# [Short exercise]
Print exactly the lines from the first one down to the line that contains "const yTickText = ['10', '20', '30', '40', '50'];", both included, and skip the pictures.

# [Source data]
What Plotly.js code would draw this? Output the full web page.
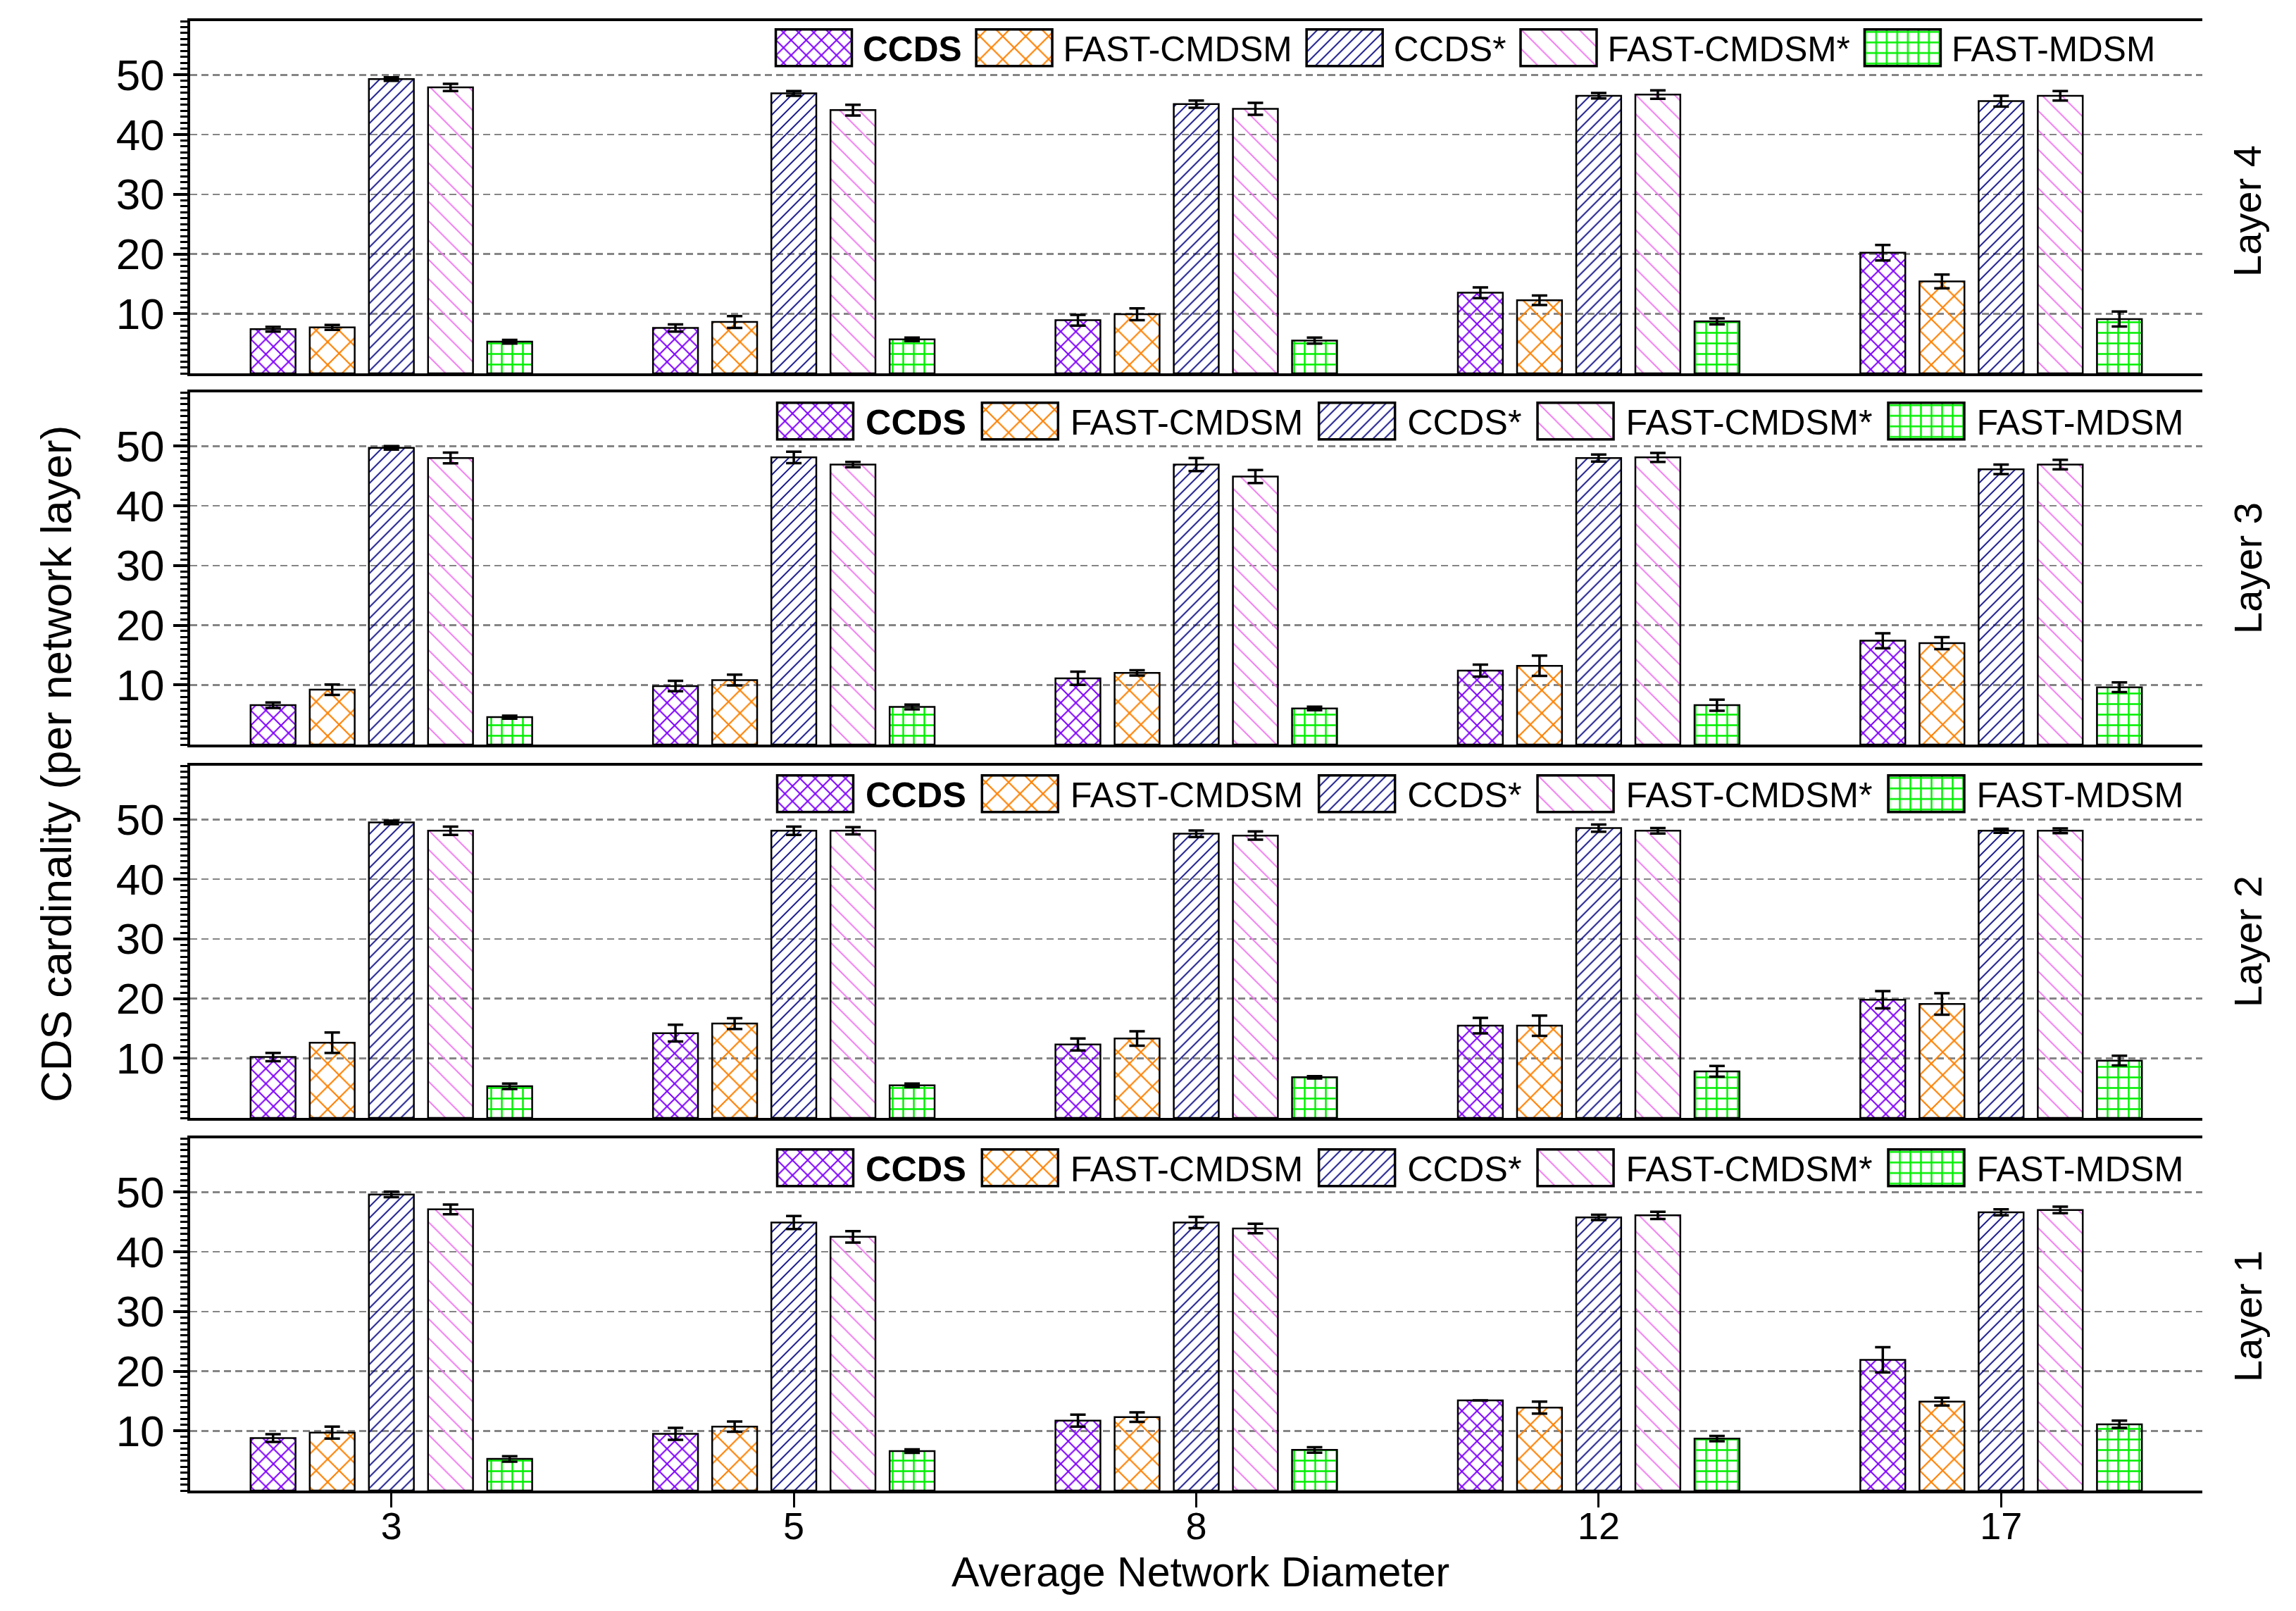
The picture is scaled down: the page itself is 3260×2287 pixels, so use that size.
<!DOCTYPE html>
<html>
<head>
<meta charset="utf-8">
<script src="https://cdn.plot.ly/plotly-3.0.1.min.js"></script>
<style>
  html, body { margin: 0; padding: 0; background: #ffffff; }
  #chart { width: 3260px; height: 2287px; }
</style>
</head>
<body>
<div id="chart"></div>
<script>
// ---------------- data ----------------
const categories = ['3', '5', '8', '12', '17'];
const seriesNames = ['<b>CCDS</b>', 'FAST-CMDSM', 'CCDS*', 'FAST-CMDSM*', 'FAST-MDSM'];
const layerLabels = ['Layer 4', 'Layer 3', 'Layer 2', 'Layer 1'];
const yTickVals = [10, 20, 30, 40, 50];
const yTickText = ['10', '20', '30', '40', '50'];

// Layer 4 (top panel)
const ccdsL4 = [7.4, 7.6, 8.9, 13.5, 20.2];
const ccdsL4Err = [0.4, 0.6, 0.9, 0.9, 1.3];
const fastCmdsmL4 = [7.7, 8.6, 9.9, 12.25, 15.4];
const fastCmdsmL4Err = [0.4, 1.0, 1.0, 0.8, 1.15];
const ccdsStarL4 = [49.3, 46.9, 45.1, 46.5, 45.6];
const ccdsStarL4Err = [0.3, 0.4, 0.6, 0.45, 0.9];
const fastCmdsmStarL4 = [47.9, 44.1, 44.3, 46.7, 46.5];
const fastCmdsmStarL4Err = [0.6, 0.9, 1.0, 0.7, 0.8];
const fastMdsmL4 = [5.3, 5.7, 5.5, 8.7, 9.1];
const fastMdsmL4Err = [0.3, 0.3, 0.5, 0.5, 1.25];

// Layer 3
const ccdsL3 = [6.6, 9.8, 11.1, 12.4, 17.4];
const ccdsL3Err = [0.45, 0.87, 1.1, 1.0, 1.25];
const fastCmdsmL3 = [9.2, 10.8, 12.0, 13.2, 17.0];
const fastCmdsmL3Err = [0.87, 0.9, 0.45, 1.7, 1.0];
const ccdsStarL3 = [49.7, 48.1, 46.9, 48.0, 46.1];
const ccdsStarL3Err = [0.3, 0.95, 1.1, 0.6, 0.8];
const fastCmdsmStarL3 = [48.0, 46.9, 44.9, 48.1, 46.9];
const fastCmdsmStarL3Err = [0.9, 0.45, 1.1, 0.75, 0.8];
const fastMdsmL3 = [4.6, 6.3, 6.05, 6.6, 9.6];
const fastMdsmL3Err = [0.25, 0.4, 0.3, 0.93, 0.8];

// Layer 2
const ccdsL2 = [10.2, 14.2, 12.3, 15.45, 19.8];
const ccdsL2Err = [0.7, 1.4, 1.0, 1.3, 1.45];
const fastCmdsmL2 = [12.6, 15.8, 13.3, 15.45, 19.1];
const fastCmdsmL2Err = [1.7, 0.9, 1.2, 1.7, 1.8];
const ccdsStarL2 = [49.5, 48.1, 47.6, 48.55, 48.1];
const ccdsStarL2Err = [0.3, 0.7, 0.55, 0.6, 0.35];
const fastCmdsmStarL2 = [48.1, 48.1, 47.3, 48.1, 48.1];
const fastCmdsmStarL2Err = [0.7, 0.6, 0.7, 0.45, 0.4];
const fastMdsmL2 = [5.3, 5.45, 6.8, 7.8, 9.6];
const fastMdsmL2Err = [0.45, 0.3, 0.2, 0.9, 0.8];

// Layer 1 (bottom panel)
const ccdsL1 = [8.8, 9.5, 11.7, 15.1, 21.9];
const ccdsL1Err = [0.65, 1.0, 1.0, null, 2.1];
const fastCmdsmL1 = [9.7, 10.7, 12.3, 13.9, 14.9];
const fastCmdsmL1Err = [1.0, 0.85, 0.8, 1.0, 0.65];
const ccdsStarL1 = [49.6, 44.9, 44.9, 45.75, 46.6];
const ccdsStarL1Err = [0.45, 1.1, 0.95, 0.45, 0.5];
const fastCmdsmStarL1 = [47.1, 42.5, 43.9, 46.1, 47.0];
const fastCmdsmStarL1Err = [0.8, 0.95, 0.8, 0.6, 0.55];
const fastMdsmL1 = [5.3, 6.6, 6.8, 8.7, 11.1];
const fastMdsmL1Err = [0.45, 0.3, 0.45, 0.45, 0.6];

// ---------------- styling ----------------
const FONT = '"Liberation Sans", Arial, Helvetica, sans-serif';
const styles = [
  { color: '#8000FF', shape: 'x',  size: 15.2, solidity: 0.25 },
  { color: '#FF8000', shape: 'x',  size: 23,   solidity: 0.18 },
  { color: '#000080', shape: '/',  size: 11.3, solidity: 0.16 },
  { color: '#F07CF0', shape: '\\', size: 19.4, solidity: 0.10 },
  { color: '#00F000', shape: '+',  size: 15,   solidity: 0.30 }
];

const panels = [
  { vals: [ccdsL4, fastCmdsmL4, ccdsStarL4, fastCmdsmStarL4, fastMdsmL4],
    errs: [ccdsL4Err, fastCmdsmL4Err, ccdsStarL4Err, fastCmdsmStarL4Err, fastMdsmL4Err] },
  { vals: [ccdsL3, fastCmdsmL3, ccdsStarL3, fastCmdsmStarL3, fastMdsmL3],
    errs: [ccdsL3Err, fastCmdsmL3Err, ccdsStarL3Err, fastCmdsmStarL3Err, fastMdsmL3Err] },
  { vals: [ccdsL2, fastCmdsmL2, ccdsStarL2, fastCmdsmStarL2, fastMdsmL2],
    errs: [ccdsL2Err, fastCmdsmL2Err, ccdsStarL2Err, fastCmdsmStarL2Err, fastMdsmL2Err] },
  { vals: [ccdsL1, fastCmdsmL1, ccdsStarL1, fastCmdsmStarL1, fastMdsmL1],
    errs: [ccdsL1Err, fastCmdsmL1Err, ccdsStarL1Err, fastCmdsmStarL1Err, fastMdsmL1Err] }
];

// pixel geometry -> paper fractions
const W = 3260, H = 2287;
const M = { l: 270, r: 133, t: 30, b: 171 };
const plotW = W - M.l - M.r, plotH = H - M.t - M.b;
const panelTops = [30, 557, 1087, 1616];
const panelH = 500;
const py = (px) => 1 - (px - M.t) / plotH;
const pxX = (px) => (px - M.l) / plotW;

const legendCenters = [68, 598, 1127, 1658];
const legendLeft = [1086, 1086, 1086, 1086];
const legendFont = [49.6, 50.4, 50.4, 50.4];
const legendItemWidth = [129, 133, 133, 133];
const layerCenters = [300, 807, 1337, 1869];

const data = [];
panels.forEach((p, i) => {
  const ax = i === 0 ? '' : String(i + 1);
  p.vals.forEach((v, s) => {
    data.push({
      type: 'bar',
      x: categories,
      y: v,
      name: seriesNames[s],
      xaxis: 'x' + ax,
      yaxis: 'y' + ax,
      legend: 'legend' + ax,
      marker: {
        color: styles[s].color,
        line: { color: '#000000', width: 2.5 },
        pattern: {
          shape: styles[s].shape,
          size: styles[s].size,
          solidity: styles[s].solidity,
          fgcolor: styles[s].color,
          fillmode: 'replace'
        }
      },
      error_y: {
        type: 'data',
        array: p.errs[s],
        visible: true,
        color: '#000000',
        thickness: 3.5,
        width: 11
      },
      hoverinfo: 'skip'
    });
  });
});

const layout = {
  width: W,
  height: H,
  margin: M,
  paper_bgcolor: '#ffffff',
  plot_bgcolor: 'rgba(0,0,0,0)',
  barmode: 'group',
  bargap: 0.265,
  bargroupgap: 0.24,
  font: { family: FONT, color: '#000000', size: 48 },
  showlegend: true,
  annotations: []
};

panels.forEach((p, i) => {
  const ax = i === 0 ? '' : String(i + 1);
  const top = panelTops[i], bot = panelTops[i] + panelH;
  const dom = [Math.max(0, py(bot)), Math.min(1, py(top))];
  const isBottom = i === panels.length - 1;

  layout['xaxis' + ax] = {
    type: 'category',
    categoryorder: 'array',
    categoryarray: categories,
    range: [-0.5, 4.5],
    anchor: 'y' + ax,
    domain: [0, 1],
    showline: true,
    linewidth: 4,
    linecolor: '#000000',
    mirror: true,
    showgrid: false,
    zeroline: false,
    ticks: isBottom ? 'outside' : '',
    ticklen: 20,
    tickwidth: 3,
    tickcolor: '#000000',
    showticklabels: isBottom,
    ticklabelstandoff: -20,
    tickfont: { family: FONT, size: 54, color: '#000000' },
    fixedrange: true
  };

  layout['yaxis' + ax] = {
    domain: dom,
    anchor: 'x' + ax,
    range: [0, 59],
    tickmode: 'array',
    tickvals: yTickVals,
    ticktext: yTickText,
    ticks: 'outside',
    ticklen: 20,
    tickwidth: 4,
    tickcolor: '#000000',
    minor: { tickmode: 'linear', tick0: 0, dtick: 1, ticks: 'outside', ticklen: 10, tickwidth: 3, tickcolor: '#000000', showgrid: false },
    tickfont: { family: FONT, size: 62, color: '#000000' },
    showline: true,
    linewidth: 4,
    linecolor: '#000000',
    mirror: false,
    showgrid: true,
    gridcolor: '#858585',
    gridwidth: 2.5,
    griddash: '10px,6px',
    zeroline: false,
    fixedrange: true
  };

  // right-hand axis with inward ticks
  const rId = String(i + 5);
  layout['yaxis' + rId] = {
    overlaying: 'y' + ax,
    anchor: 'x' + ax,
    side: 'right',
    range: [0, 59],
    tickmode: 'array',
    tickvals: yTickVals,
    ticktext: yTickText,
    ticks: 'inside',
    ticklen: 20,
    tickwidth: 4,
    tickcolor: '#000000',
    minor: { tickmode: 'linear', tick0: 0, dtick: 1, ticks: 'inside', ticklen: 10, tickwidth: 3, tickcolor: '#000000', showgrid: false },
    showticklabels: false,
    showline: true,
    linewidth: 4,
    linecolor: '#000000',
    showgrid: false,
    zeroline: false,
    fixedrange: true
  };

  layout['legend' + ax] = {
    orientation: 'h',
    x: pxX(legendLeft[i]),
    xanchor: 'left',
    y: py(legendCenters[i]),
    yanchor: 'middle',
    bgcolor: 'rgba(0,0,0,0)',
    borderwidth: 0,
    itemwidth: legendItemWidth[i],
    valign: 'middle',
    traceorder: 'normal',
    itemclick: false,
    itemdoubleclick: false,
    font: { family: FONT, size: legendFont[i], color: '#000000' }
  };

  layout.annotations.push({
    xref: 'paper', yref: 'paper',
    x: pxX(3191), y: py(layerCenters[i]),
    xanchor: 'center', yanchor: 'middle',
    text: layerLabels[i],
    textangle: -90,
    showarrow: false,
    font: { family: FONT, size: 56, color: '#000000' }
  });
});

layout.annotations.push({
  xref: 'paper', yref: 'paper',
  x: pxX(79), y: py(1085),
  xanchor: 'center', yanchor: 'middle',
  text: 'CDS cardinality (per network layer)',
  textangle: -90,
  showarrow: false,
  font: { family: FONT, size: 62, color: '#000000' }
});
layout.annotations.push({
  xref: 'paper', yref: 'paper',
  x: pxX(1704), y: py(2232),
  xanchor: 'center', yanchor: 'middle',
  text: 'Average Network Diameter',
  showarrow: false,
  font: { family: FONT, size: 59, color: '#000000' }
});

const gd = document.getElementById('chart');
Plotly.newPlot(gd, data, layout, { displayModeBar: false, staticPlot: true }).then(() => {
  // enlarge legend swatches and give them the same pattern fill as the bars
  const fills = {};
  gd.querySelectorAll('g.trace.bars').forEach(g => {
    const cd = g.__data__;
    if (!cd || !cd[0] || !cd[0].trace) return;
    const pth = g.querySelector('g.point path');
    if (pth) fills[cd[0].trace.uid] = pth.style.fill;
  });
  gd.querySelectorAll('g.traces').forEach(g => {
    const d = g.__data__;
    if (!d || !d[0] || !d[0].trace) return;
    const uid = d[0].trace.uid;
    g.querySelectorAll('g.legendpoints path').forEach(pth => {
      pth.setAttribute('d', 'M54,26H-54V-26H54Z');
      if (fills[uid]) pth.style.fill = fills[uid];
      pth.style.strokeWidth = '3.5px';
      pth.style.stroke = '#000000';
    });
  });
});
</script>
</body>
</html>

# [Solution to this task]
What Plotly.js code would draw this? Output the full web page.
The picture is scaled down: the page itself is 3260×2287 pixels, so use that size.
<!DOCTYPE html>
<html>
<head>
<meta charset="utf-8">
<script src="https://cdn.plot.ly/plotly-3.0.1.min.js"></script>
<style>
  html, body { margin: 0; padding: 0; background: #ffffff; }
  #chart { width: 3260px; height: 2287px; }
</style>
</head>
<body>
<div id="chart"></div>
<script>
// ---------------- data ----------------
const categories = ['3', '5', '8', '12', '17'];
const seriesNames = ['<b>CCDS</b>', 'FAST-CMDSM', 'CCDS*', 'FAST-CMDSM*', 'FAST-MDSM'];
const layerLabels = ['Layer 4', 'Layer 3', 'Layer 2', 'Layer 1'];
const yTickVals = [10, 20, 30, 40, 50];
const yTickText = ['10', '20', '30', '40', '50'];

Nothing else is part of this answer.